**SOURCE DATA**
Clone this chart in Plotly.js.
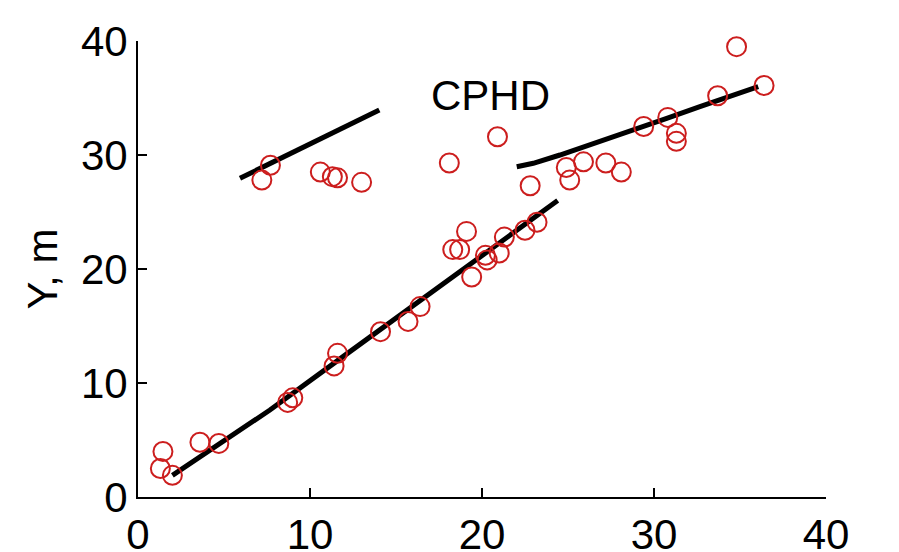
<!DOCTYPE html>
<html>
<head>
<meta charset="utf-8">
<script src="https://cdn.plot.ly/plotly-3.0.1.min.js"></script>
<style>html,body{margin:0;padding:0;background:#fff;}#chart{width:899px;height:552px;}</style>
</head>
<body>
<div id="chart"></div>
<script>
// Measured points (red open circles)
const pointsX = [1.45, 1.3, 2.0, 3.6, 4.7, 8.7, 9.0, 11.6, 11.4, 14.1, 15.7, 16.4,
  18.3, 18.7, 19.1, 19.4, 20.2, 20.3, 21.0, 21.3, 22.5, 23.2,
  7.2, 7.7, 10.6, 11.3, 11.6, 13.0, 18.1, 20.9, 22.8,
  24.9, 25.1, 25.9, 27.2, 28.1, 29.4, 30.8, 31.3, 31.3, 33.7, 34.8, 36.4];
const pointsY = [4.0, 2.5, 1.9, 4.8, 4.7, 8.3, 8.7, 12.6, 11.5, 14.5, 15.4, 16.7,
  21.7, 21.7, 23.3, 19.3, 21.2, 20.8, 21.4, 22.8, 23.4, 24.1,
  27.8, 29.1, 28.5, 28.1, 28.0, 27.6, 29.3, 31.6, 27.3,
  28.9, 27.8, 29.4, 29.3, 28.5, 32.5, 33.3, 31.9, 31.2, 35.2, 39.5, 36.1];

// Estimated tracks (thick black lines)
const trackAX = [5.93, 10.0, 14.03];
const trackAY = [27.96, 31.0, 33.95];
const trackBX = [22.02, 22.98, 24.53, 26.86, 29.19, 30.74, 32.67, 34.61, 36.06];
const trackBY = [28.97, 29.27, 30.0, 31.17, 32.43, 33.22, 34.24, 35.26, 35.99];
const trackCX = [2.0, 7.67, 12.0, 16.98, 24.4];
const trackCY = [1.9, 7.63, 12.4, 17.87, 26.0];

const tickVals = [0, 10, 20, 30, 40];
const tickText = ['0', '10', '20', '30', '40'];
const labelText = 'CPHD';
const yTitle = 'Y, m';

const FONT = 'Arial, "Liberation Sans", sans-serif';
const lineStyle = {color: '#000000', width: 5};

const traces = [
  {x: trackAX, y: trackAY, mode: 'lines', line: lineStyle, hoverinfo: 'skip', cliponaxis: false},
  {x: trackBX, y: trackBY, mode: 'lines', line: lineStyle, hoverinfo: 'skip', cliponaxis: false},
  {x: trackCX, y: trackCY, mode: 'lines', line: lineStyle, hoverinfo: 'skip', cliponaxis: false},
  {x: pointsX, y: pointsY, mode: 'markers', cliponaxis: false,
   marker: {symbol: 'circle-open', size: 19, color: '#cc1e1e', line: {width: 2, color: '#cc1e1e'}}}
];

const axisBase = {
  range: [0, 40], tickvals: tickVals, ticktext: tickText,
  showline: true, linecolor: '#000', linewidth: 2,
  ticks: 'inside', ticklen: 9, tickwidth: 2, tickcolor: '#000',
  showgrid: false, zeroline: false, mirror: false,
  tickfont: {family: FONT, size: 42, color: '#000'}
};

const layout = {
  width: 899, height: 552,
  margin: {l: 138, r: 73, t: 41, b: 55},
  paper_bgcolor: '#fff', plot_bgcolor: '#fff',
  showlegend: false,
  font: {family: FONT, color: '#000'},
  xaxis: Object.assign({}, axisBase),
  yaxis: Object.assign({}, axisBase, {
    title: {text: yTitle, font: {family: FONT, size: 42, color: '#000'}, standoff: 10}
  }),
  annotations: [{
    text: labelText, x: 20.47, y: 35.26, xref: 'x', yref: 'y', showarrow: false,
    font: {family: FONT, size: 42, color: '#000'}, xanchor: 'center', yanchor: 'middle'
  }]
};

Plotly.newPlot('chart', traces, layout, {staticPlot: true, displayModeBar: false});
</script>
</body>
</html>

**SHORT EXERCISE**
Give again exactly the lines running from the beginning of the material above through the line that contains "35.2, 39.5, 36.1];", and leave out every picture.

**SOLVED EXERCISE**
Clone this chart in Plotly.js.
<!DOCTYPE html>
<html>
<head>
<meta charset="utf-8">
<script src="https://cdn.plot.ly/plotly-3.0.1.min.js"></script>
<style>html,body{margin:0;padding:0;background:#fff;}#chart{width:899px;height:552px;}</style>
</head>
<body>
<div id="chart"></div>
<script>
// Measured points (red open circles)
const pointsX = [1.45, 1.3, 2.0, 3.6, 4.7, 8.7, 9.0, 11.6, 11.4, 14.1, 15.7, 16.4,
  18.3, 18.7, 19.1, 19.4, 20.2, 20.3, 21.0, 21.3, 22.5, 23.2,
  7.2, 7.7, 10.6, 11.3, 11.6, 13.0, 18.1, 20.9, 22.8,
  24.9, 25.1, 25.9, 27.2, 28.1, 29.4, 30.8, 31.3, 31.3, 33.7, 34.8, 36.4];
const pointsY = [4.0, 2.5, 1.9, 4.8, 4.7, 8.3, 8.7, 12.6, 11.5, 14.5, 15.4, 16.7,
  21.7, 21.7, 23.3, 19.3, 21.2, 20.8, 21.4, 22.8, 23.4, 24.1,
  27.8, 29.1, 28.5, 28.1, 28.0, 27.6, 29.3, 31.6, 27.3,
  28.9, 27.8, 29.4, 29.3, 28.5, 32.5, 33.3, 31.9, 31.2, 35.2, 39.5, 36.1];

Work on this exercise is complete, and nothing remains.